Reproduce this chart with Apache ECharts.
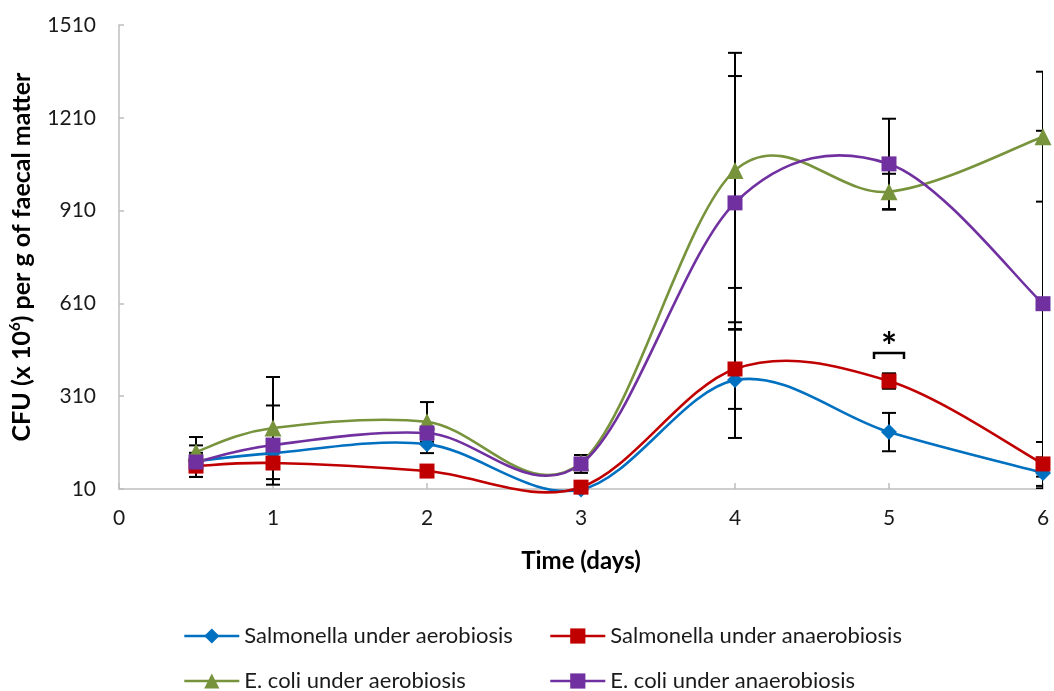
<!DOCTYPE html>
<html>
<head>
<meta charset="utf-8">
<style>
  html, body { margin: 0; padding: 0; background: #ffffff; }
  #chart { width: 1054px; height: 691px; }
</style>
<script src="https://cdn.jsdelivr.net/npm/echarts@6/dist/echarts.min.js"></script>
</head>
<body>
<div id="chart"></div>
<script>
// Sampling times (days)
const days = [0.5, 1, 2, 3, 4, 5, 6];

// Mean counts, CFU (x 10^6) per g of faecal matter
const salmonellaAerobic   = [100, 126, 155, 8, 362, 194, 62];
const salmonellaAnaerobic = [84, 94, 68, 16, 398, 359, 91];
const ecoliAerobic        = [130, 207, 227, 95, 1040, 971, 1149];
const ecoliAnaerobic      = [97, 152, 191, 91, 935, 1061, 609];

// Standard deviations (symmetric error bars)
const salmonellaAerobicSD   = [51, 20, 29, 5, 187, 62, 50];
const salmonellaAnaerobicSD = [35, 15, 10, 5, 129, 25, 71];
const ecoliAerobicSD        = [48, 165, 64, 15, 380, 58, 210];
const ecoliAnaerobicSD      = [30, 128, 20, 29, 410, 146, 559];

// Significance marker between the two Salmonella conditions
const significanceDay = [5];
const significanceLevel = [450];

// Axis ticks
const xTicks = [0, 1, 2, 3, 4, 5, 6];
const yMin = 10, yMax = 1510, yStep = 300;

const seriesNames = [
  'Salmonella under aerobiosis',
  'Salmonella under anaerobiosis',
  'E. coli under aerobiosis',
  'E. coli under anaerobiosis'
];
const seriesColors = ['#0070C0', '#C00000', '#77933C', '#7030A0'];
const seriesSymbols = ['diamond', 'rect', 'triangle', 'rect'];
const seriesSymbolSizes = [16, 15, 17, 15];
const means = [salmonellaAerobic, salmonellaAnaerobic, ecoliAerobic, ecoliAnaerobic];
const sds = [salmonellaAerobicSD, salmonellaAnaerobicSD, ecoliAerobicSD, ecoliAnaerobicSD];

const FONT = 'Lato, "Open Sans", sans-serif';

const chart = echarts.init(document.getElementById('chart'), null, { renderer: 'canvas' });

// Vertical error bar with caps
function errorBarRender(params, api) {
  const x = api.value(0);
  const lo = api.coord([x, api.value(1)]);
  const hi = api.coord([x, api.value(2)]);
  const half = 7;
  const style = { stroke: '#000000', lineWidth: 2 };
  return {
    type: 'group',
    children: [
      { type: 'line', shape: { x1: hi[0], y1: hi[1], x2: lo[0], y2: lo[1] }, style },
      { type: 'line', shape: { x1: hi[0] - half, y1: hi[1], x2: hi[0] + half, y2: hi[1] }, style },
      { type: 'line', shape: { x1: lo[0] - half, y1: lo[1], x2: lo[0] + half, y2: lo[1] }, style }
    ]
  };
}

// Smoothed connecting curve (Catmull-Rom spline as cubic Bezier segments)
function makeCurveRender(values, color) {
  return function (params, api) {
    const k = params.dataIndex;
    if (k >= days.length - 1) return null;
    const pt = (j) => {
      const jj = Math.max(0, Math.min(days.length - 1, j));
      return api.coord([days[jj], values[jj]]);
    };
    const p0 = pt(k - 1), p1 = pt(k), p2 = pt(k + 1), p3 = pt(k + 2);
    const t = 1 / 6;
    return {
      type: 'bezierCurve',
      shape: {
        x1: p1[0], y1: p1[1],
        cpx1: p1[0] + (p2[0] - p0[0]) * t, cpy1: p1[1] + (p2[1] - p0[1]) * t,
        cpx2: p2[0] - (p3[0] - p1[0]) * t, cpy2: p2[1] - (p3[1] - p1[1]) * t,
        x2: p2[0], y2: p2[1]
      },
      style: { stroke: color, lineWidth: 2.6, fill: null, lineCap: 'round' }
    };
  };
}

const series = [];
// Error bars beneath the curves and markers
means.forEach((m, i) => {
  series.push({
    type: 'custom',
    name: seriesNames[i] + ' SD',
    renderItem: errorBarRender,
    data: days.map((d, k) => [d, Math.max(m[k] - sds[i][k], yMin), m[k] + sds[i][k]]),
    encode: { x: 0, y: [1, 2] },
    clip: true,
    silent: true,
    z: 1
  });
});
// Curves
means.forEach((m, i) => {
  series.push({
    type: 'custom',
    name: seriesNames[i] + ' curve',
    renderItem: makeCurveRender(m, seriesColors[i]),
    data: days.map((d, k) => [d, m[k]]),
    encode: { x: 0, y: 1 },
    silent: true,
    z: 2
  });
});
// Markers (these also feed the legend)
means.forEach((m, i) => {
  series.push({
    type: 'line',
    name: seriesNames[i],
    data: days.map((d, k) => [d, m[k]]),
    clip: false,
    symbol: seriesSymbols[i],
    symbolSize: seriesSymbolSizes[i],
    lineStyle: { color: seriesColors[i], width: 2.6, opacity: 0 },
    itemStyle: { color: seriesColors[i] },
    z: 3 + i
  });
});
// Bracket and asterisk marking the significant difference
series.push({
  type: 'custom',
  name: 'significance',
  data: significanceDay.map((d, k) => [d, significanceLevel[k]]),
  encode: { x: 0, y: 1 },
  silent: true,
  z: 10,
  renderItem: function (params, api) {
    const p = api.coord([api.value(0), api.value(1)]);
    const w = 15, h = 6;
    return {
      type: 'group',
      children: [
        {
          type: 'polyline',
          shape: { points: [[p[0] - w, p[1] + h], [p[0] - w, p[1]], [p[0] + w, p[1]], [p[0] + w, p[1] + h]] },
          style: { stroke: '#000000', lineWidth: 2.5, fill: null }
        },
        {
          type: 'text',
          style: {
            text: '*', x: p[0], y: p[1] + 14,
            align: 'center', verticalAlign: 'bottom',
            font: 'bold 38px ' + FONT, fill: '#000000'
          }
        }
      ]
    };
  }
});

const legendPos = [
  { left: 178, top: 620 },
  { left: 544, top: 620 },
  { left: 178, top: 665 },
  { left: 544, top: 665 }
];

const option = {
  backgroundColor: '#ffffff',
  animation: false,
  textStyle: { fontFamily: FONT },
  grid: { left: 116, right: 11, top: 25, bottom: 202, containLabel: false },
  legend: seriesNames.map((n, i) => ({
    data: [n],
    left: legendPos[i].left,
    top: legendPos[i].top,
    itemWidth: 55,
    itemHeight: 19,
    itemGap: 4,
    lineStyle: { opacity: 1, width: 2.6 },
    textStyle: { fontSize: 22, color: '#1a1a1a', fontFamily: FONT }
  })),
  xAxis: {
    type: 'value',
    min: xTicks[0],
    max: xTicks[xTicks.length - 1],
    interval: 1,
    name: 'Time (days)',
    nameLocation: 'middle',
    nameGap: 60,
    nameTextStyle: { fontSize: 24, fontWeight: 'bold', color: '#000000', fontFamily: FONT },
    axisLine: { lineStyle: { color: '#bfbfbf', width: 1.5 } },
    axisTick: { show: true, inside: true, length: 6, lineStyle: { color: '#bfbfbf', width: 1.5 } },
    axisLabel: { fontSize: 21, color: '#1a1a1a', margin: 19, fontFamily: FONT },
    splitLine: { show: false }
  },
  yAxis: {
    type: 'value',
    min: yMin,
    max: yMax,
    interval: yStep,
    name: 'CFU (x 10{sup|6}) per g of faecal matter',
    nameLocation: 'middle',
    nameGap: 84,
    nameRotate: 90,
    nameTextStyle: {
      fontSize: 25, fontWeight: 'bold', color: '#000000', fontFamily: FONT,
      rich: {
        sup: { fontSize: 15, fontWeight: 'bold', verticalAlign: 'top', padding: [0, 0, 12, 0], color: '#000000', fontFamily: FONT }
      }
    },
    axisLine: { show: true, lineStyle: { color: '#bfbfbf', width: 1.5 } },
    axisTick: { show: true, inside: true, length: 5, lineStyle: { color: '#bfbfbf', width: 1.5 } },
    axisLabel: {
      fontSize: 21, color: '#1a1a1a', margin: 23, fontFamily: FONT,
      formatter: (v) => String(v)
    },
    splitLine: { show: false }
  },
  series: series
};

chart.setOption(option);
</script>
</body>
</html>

● PROBLEM STATEMENT:
Give again exactly the lines running from the beginning of the material above through the line that contains "const yMin = 10, yMax = 1510, yStep = 300;", and leave out every picture.

● WRITTEN ANSWER:
Reproduce this chart with Apache ECharts.
<!DOCTYPE html>
<html>
<head>
<meta charset="utf-8">
<style>
  html, body { margin: 0; padding: 0; background: #ffffff; }
  #chart { width: 1054px; height: 691px; }
</style>
<script src="https://cdn.jsdelivr.net/npm/echarts@6/dist/echarts.min.js"></script>
</head>
<body>
<div id="chart"></div>
<script>
// Sampling times (days)
const days = [0.5, 1, 2, 3, 4, 5, 6];

// Mean counts, CFU (x 10^6) per g of faecal matter
const salmonellaAerobic   = [100, 126, 155, 8, 362, 194, 62];
const salmonellaAnaerobic = [84, 94, 68, 16, 398, 359, 91];
const ecoliAerobic        = [130, 207, 227, 95, 1040, 971, 1149];
const ecoliAnaerobic      = [97, 152, 191, 91, 935, 1061, 609];

// Standard deviations (symmetric error bars)
const salmonellaAerobicSD   = [51, 20, 29, 5, 187, 62, 50];
const salmonellaAnaerobicSD = [35, 15, 10, 5, 129, 25, 71];
const ecoliAerobicSD        = [48, 165, 64, 15, 380, 58, 210];
const ecoliAnaerobicSD      = [30, 128, 20, 29, 410, 146, 559];

// Significance marker between the two Salmonella conditions
const significanceDay = [5];
const significanceLevel = [450];

// Axis ticks
const xTicks = [0, 1, 2, 3, 4, 5, 6];
const yMin = 10, yMax = 1510, yStep = 300;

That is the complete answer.